The authors evaluated STAIRS-Former on four major benchmarks: SMAC, SMAC-v2, MPE, and MaMuJoCo.

SMAC (StarCraft Multi-Agent Challenge):
- Outperformed HiSSD (the previous SOTA) by large margins.
- Marine-Hard: Achieved a 39.5% improvement over HiSSD on sub-optimal datasets.
- Stalker-Zealot: Outperformed HiSSD by 48.6% on average, demonstrating superior handling of heterogeneous unit interactions.
- Generalization: Achieved 77.9% mean win rate on seen tasks and 64.0% on unseen tasks (vs.
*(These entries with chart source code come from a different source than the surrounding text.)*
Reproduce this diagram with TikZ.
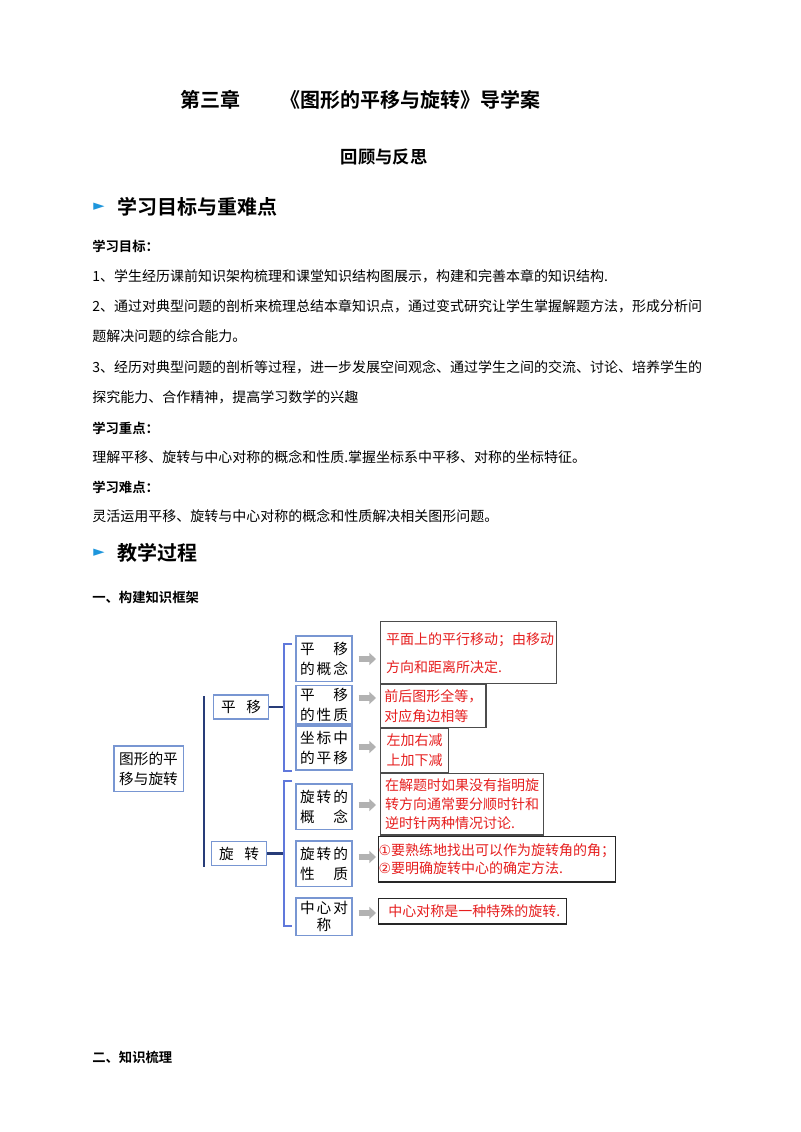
\documentclass[tikz,border=0pt]{standalone}
\usepackage{fontspec}
\setmainfont{Noto Sans CJK SC}
\newfontfamily\cjkb{Noto Sans CJK SC Bold}
\newfontfamily\djv{DejaVu Sans}
\usetikzlibrary{arrows.meta}
\definecolor{bblue}{RGB}{40,60,120}
\definecolor{boxblue}{RGB}{120,150,210}
\definecolor{tri}{RGB}{30,150,220}
\definecolor{rtext}{RGB}{230,30,30}
\tikzset{
 body/.style={anchor=west,inner sep=0pt,font=\fontsize{10.5}{12}\selectfont},
 bhead/.style={anchor=west,inner sep=0pt,font=\cjkb\fontsize{10}{12}\selectfont},
 sect/.style={anchor=west,inner sep=0pt,font=\cjkb\fontsize{15}{18}\selectfont},
 bbox/.style={draw=boxblue,line width=1pt,inner sep=0pt,font=\fontsize{11}{15}\selectfont},
 rbox/.style={draw=black!70,line width=1pt,inner sep=0pt,anchor=north west,align=left,text=rtext,font=\fontsize{10.5}{15}\selectfont},
 garrow/.style={-{Triangle[length=5pt,width=9pt]},line width=4pt,draw=black!30},
 brk/.style={draw=bblue,line width=1.6pt},
 brk2/.style={draw=boxblue!80!blue,line width=2.2pt}
}
\newcommand{\spbox}[2]{\makebox[#1]{#2}}
\begin{document}
\begin{tikzpicture}[x=0.75pt,y=-0.75pt]
\useasboundingbox[fill=white] (0,0) rectangle (800,1132);
\node[inner sep=0pt,font=\cjkb\fontsize{15}{18}\selectfont] (t1) at (360,100) {第三章\hspace{2em}《图形的平移与旋转》导学案};
\node[inner sep=0pt,font=\cjkb\fontsize{13}{16}\selectfont] (t2) at (384,157) {回顾与反思};
\node[text=tri,inner sep=0pt,font=\djv\fontsize{11}{11}\selectfont] (a1) at (99,207) {\char"25BA};
\node[sect] (s1) at (117,207) {学习目标与重难点};
\node[bhead] (h1) at (92,246) {学习目标：};
\node[body] (l1) at (92,276) {1、学生经历课前知识架构梳理和课堂知识结构图展示，构建和完善本章的知识结构.};
\node[body] (l2) at (92,306) {2、通过对典型问题的剖析来梳理总结本章知识点，通过变式研究让学生掌握解题方法，形成分析问};
\node[body] (l3) at (92,336) {题解决问题的综合能力。};
\node[body] (l4) at (92,367) {3、经历对典型问题的剖析等过程，进一步发展空间观念、通过学生之间的交流、讨论、培养学生的};
\node[body] (l5) at (92,397) {探究能力、合作精神，提高学习数学的兴趣};
\node[bhead] (h2) at (92,428) {学习重点：};
\node[body] (l6) at (92,457) {理解平移、旋转与中心对称的概念和性质.掌握坐标系中平移、对称的坐标特征。};
\node[bhead] (h3) at (92,487) {学习难点：};
\node[body] (l7) at (92,516) {灵活运用平移、旋转与中心对称的概念和性质解决相关图形问题。};
\node[text=tri,inner sep=0pt,font=\djv\fontsize{11}{11}\selectfont] (a2) at (99,553) {\char"25BA};
\node[sect] (s2) at (117,553) {教学过程};
\node[bhead] (h4) at (92,597) {一、构建知识框架};
\node[bhead] (h5) at (92,1057) {二、知识梳理};

% diagram
\node[bbox,minimum width=52pt,minimum height=34pt,align=center] (root) at (148.5,768.5) {图形的平\\移与旋转};
\draw[brk] (204,696) -- (204,867);
\node[bbox,minimum width=41pt,minimum height=18pt] (py) at (241,707) {\spbox{30pt}{平\hfill 移}};
\node[bbox,minimum width=41pt,minimum height=18pt] (xz) at (239,853.5) {\spbox{30pt}{旋\hfill 转}};
\draw[brk] (py.east) -- (283,707);
\draw[brk] (xz.east) -- (283,853.5);
\draw[brk2] (292,644) -- (284,644) -- (284,771) -- (292,771);
\draw[brk2] (292,781) -- (284,781) -- (284,926) -- (292,926);
\foreach \n/\y/\h/\a/\b in {
 c1/658.5/34/{平\hfill 移}/{的\hfill 概\hfill 念},
 c2/704.5/29/{平\hfill 移}/{的\hfill 性\hfill 质},
 c3/748/33/{坐\hfill 标\hfill 中}/{的\hfill 平\hfill 移},
 c4/806.5/34/{旋\hfill 转\hfill 的}/{概\hfill 念},
 c5/863.5/34/{旋\hfill 转\hfill 的}/{性\hfill 质}}
 {\node[bbox,minimum width=42pt,minimum height=\h pt,align=left] (\n) at (324,\y) {\spbox{36pt}{\a}\\\spbox{36pt}{\b}};}
\node[bbox,minimum width=42pt,minimum height=28pt,align=center] (c6) at (324,916.5) {\spbox{36pt}{中\hfill 心\hfill 对}\\[-2pt]称};
\foreach \n/\y in {c1/659,c2/698,c3/747,c4/805,c5/857,c6/913}
 {\coordinate (g\n) at (376,\y); \draw[garrow] (\n.east |- g\n) ++(6,0) -- (g\n);}
\node[rbox,minimum width=132pt,minimum height=46.5pt] (r1) at (380,621) {\ 平面上的平行移动；由移动\\[6pt]\ 方向和距离所决定.};
\node[rbox,minimum width=79pt,minimum height=32pt] (r2) at (380,684) {前后图形全等，\\对应角边相等};
\node[rbox,minimum width=51pt,minimum height=33pt] (r3) at (380,728) {左加右减\\上加下减};
\node[rbox,minimum width=122pt,minimum height=46pt,font=\fontsize{10.5}{14}\selectfont] (r4) at (380,773) {在解题时如果没有指明旋\\转方向通常要分顺时针和\\逆时针两种情况讨论.};
\node[rbox,draw=black!85,minimum width=176pt,minimum height=34pt,font=\fontsize{10.5}{14}\selectfont] (r5) at (378,836) {{\djv\char"2460}要熟练地找出可以作为旋转角的角；\\{\djv\char"2461}要明确旋转中心的确定方法.};
\node[rbox,draw=black!85,minimum width=141pt,minimum height=19pt] (r6) at (378,898) {\ 中心对称是一种特殊的旋转.};
\end{tikzpicture}
\end{document}
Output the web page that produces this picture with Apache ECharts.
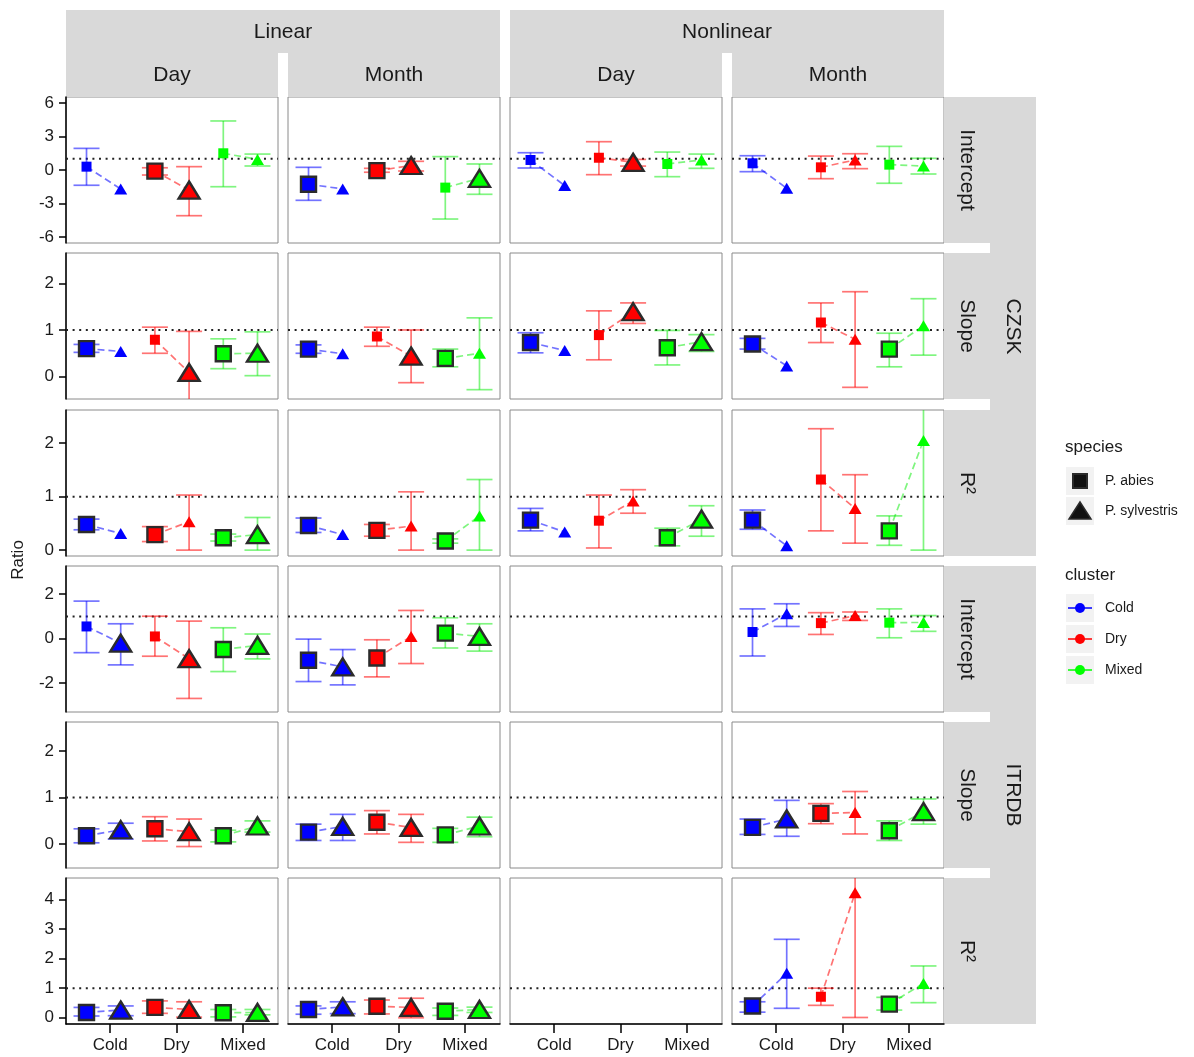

HiSSD's 64.8% and 54.7% respectively).
SMAC-v2:
- Demonstrated robustness in highly stochastic environments with randomized unit compositions.
- Achieved a 30.3% overall average win rate, outperforming HiSSD by 24.5% on unseen tasks.
Ablation Studies:
- Removing the Spatial module caused the largest drop in performance on seen tasks.
- Removing Temporal or Dropout modules significantly degraded performance on unseen tasks, confirming their necessity for generalization.
- Attention Analysis: Visualizations showed that unlike baselines (which show uniform attention), STAIRS-Former dynamically shifts attention to critical entities (enemies, allies) and history tokens based on the tactical situation (e.g., "focus fire" strategies).
Efficiency: STAIRS-Former uses significantly fewer parameters (220k) compared to HiSSD (679k) while achieving higher performance and faster training times.

5. Significance

This work represents a significant advancement in Offline MARL by addressing the critical gap between theoretical Transformer capabilities and their practical application in multi-agent coordination.

Scalability: It provides a scalable solution for dynamic agent populations, a common requirement in real-world applications like drone swarms and autonomous vehicle fleets.
Interpretability: The attention mechanisms are shown to align with human-interpretable tactical behaviors (e.g., retreating, focusing fire), enhancing the trustworthiness of the learned policies.
Generalization: By decoupling spatial and temporal learning and introducing token dropout, the method sets a new standard for generalizing offline policies to unseen, complex multi-agent scenarios, moving beyond the limitations of single-task or fixed-agent training.